Disney’s 28th animated motion picture marked the beginning of one era and the end of another. The Little Mermaid ushered in an animated Renaissance for the studio, sparking a string of hits that included Beauty and the Beast, Aladdin, The Lion King and more. The film was also the last fully cel-animated picture for the studio, as computers soon took over many of the animators’ more menial tasks. Historical considerations aside, The Little Mermaid was plain old good fun, a somewhat loose adaptation of Hans Christian Andersen’s fairy tale.
Young mermaid Ariel longs to explore the world of human beings, but her father, King Triton, forbids it. Defying the king, Ariel ventures up to the surface and saves the life of a drowning human prince named Eric. When Triton learns of this, he destroys the girl’s collection of human artifacts and restricts her from seeing her prince again.
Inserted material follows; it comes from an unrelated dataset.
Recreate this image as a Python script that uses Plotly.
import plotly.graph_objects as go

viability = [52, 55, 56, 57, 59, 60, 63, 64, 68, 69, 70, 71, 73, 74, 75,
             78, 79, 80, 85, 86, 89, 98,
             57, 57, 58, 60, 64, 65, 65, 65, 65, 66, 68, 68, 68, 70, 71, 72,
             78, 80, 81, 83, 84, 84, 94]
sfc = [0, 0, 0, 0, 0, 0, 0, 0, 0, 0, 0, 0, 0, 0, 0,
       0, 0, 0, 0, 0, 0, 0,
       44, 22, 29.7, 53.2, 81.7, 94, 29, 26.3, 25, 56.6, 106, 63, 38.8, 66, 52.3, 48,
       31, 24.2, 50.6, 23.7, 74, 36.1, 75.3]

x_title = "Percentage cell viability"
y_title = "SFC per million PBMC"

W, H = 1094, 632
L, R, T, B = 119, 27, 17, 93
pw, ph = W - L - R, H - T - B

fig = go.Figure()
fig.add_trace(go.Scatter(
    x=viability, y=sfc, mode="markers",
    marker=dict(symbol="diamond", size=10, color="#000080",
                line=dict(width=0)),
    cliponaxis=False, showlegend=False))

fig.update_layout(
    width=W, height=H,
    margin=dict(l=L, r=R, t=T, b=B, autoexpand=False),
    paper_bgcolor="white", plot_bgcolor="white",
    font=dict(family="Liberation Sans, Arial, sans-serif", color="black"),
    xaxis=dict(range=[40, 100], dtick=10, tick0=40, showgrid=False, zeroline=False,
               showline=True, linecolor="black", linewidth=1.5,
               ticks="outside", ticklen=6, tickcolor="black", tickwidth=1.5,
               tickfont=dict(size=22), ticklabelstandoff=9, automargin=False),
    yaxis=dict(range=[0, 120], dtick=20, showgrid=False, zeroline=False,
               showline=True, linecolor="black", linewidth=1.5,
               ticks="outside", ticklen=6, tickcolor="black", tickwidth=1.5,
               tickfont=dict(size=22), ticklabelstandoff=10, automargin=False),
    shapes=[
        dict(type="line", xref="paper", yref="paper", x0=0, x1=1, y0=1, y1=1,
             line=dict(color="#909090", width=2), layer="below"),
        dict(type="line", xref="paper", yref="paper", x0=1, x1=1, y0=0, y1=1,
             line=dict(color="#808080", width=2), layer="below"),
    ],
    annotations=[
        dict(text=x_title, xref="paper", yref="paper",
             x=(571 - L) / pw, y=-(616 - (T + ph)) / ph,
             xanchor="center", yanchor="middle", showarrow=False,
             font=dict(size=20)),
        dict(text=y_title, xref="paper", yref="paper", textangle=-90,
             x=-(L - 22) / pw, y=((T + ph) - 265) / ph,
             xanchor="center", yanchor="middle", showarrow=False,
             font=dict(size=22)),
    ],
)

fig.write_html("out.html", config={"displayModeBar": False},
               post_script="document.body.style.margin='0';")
Ever the spunky rebel, Ariel strikes a bargain with octopus-legged Ursula, the sea witch, agreeing to trade her voice for a pair of human legs. As with all evil bargains, this one comes with a catch: If Ariel can’t score a kiss from her human love within two days, Ursula will own her soul forever.
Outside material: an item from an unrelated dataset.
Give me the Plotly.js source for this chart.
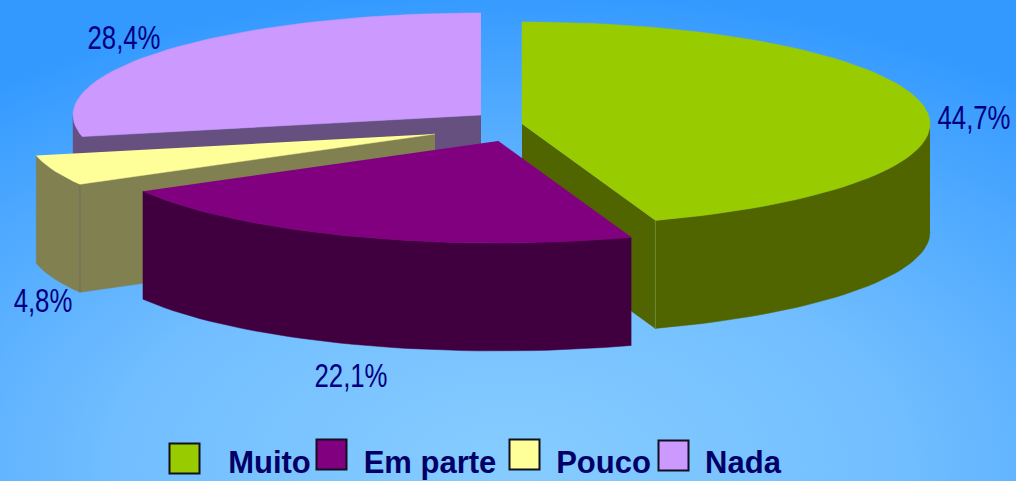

The humanized mermaid finds Eric, but without her precious singing voice, the handsome young man has no way of identifying her as the woman who saved his life. To make matters worse, Ursula assumes a human form of her own, using Ariel’s voice to steal the Prince’s heart. Unless Ariel, Sebastian the crab, Flounder the fish and Scuttle the albatross can thwart the sea hag’s plot, the little mermaid will be lost forever.
An overwhelming success, The Little Mermaid helped rescue Disney from its 1980’s downswing. Part of the credit must go to composer Alan Menken and lyricist (and co-producer) Howard Ashman, whose songs “Part of Your World,” “Kiss the Girl” and the Oscar-winning “Under the Sea” made the soundtrack album almost as popular as the film itself. Romantic, thrilling and funny, The Little Mermaid brought the Disney magic back for a whole new run of animated classics.